Now, climate change and threats to the federal Clean Air Act could derail the progress that has been made, lung association officials said in releasing the State of the Air 2017 report.
“Climate is emerging as a big problem, as it has in the last several years, but something we desperately need to do more about as a nation,” said Janice Nolen, assistant vice president of national policy for the American Lung Association.“We’re going to need every tool of what the Clean Air Act provides to us to make progress.”
Visalia and other Valley communities are really a textbook case of the impact of climate pollution, of climate change on our pollution situation.”

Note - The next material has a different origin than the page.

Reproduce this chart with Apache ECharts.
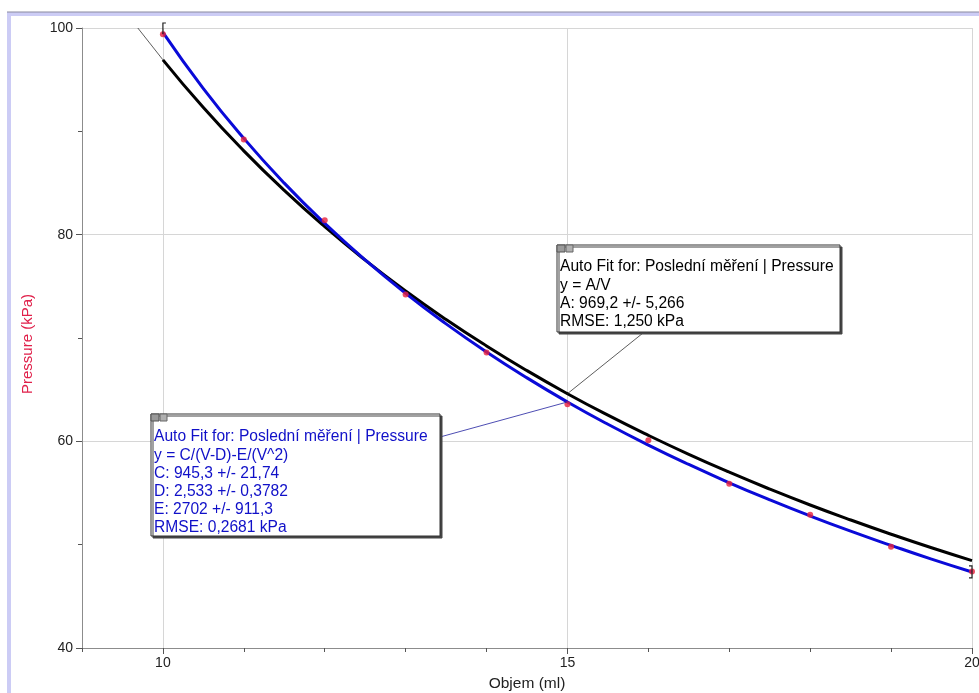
<!DOCTYPE html>
<html><head><meta charset="utf-8">
<script src="https://cdn.jsdelivr.net/npm/echarts@6/dist/echarts.min.js"></script>
<style>html,body{margin:0;padding:0;background:#fff}#c{width:979px;height:693px}</style>
</head><body><div id="c"></div>
<script>
// measured points (Objem ml, Pressure kPa)
var volumes = [10, 11, 12, 13, 14, 15, 16, 17, 18, 19, 20];
var pressures = [99.4, 89.2, 81.4, 74.2, 68.6, 63.6, 60.1, 55.9, 52.9, 49.8, 47.4];

// fit curve samples
var fitX = [10, 10.5, 11, 11.5, 12, 12.5, 13, 13.5, 14, 14.5, 15, 15.5, 16, 16.5, 17, 17.5, 18, 18.5, 19, 19.5, 20];
var fitBlack = [96.92, 92.30, 88.11, 84.28, 80.77, 77.54, 74.55, 71.79, 69.23, 66.84, 64.61, 62.53, 60.58, 58.74, 57.01, 55.38, 53.84, 52.39, 51.01, 49.70, 48.46];
var fitBlue = [99.58, 94.14, 89.32, 84.99, 81.09, 77.55, 74.32, 71.37, 68.65, 66.14, 63.81, 61.65, 59.64, 57.76, 55.99, 54.34, 52.78, 51.31, 49.93, 48.60, 47.36];
var blackExtX = [9.69, 10];
var blackExtY = [100, 96.92];

var xLabels = [10, 15, 20];

var yName = 'Pressure (kPa)';
var xName = 'Objem (ml)';
var box1Lines = ['Auto Fit for: Poslední měření | Pressure', 'y = A/V', 'A: 969,2 +/- 5,266', 'RMSE: 1,250 kPa'];
var box2Lines = ['Auto Fit for: Poslední měření | Pressure', 'y = C/(V-D)-E/(V^2)', 'C: 945,3 +/- 21,74', 'D: 2,533 +/- 0,3782', 'E: 2702 +/- 911,3', 'RMSE: 0,2681 kPa'];

function zip(a, b) { return a.map(function (v, i) { return [v, b[i]]; }); }

var FONT = '"Liberation Sans", Arial, sans-serif';
var chart = echarts.init(document.getElementById('c'));

var option = {
  animation: false,
  backgroundColor: '#fff',
  grid: { left: 82, right: 7, top: 28, bottom: 45, outerBoundsMode: 'none', containLabel: false },
  xAxis: [{
    type: 'value', min: 9, max: 20, interval: 1,
    axisLine: { show: true, lineStyle: { color: '#8c8c8c' } },
    axisTick: { show: true, length: 4, lineStyle: { color: '#555' } },
    axisLabel: { show: false },
    splitLine: { show: false }
  }, {
    type: 'value', min: 9, max: 20, position: 'bottom',
    name: xName, nameLocation: 'middle', nameGap: 28,
    nameTextStyle: { color: '#222', fontSize: 15.5, fontFamily: FONT },
    axisLine: { show: false },
    axisTick: { show: true, length: 6, customValues: xLabels, lineStyle: { color: '#555' } },
    axisLabel: { show: true, customValues: xLabels, margin: 8, color: '#222', fontSize: 14, fontFamily: FONT },
    splitLine: { show: true, lineStyle: { color: '#d6d6d6' } }
  }],
  yAxis: {
    type: 'value', min: 40, max: 100, interval: 20,
    axisLine: { show: true, lineStyle: { color: '#8c8c8c' } },
    axisTick: { show: true, length: 6, lineStyle: { color: '#555' } },
    minorTick: { show: true, splitNumber: 2, length: 4, lineStyle: { color: '#555' } },
    axisLabel: { margin: 9, color: '#222', fontSize: 14, fontFamily: FONT },
    splitLine: { show: true, lineStyle: { color: '#d6d6d6' } }
  },
  series: [{
    type: 'line', data: zip(blackExtX, blackExtY), xAxisIndex: 0,
    showSymbol: false, lineStyle: { color: '#333', width: 0.8 }, z: 2
  }, {
    type: 'line', data: zip(fitX, fitBlack), xAxisIndex: 0, smooth: true,
    showSymbol: false, lineStyle: { color: '#000', width: 3 }, z: 3
  }, {
    type: 'line', data: zip(fitX, fitBlue), xAxisIndex: 0, smooth: true,
    showSymbol: false, lineStyle: { color: '#0a0ad8', width: 3 }, z: 4
  }, {
    type: 'scatter', data: zip(volumes, pressures), xAxisIndex: 0,
    symbolSize: 6, itemStyle: { color: '#e8203c' }, z: 5
  }]
};
chart.setOption(option);

function box(x, y, w, h, lines, color, firstY, lineH) {
  var els = [];
  els.push({ type: 'rect', shape: { x: x, y: y, width: w, height: h },
    style: { fill: '#fff', stroke: '#333', lineWidth: 1, shadowColor: '#444', shadowOffsetX: 2, shadowOffsetY: 2, shadowBlur: 0 }, z: 100 });
  els.push({ type: 'rect', shape: { x: x, y: y, width: 8, height: 7 }, style: { fill: '#9a9a9a', stroke: '#555', lineWidth: 1 }, z: 101 });
  els.push({ type: 'rect', shape: { x: x + 9, y: y, width: 7, height: 7 }, style: { fill: '#b0b0b0', stroke: '#666', lineWidth: 1 }, z: 101 });
  lines.forEach(function (t, i) {
    els.push({ type: 'text', x: x + 3, y: firstY + i * lineH, z: 102,
      style: { text: t, fill: color, font: '15.6px ' + FONT, textVerticalAlign: 'middle' } });
  });
  return els;
}

var p15black = chart.convertToPixel({ xAxisIndex: 0, yAxisIndex: 0 }, [15, fitBlack[10]]);
var p15blue = chart.convertToPixel({ xAxisIndex: 0, yAxisIndex: 0 }, [15, fitBlue[10]]);
var b10 = chart.convertToPixel({ xAxisIndex: 0, yAxisIndex: 0 }, [10, 100]);
var b20 = chart.convertToPixel({ xAxisIndex: 0, yAxisIndex: 0 }, [20, fitBlue[20]]);

var g = [
  // window frame
  { type: 'rect', shape: { x: 7, y: 12, width: 972, height: 4 }, style: { fill: '#ccccf5' }, z: 50 },
  { type: 'line', shape: { x1: 7, y1: 12, x2: 979, y2: 12 }, style: { stroke: '#8a8aa0', lineWidth: 1 }, z: 51 },
  { type: 'rect', shape: { x: 7, y: 12, width: 4, height: 681 }, style: { fill: '#ccccf5' }, z: 50 },
  // y axis name
  { type: 'text', x: 28, y: 344, rotation: Math.PI / 2, z: 60,
    style: { text: yName, fill: '#e0204a', font: '15px ' + FONT, textAlign: 'center', textVerticalAlign: 'middle' } },
  // leader lines
  { type: 'line', shape: { x1: 643, y1: 333, x2: p15black[0], y2: p15black[1] }, style: { stroke: '#333', lineWidth: 0.8 }, z: 60 },
  { type: 'line', shape: { x1: 440, y1: 437, x2: p15blue[0], y2: p15blue[1] }, style: { stroke: '#2020a0', lineWidth: 0.8 }, z: 60 },
  // range brackets
  { type: 'polyline', shape: { points: [[b10[0] + 3, b10[1] - 5], [b10[0], b10[1] - 5], [b10[0], b10[1] + 6]] }, style: { stroke: '#222', lineWidth: 1.2, fill: null }, z: 60 },
  { type: 'polyline', shape: { points: [[b20[0] - 3, b20[1] - 6], [b20[0], b20[1] - 6], [b20[0], b20[1] + 6], [b20[0] - 3, b20[1] + 6]] }, style: { stroke: '#222', lineWidth: 1.2, fill: null }, z: 60 }
].concat(box(557, 245, 283, 87, box1Lines, '#000', 267, 18.3))
 .concat(box(151, 414, 289, 122, box2Lines, '#1010c8', 437, 18.2));

chart.setOption({ graphic: g });
</script>
</body></html>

Bonnie Holmes-Gen, American Lung Association in California
Ozone is a summer pollutant in the Valley, and microscopic particle pollution often spikes in the fall and winter. The Fresno-Madera area ranked third for ozone and year-round particle pollution and was California’s second most-polluted city for short-term particle pollution.
The report showed Bakersfield as the second-most polluted city for ozone, behind Los Angeles. It was the dirtiest city for short-term particle pollution and the second-dirtiest for short-term particle pollution. The report covered the years 2013, 2014 and 2015.
The Visalia-Porterville-Hanford area tied with Fresno for second-worst short-term particle pollution and was first for year-round particle pollution.
California’s five-year drought and wildfires contributed to the soot in the air, the association officials said. “Visalia and other Valley communities are really a textbook case of the impact of climate pollution, of climate change on our pollution situation,” said Bonnie Holmes-Gen, senior director for air quality and climate change for the American Lung Association in California.
The Visalia area was the fourth-dirtiest for ozone but showed significant progress in fighting smog. It was one of eight cities to record the fewest average unhealthy days for smog in the 18 years the association has been collecting pollution data on the cities. The other cities were Los Angeles, Bakersfield, Modesto-Merced, El Centro, San Francisco and San Luis Obispo.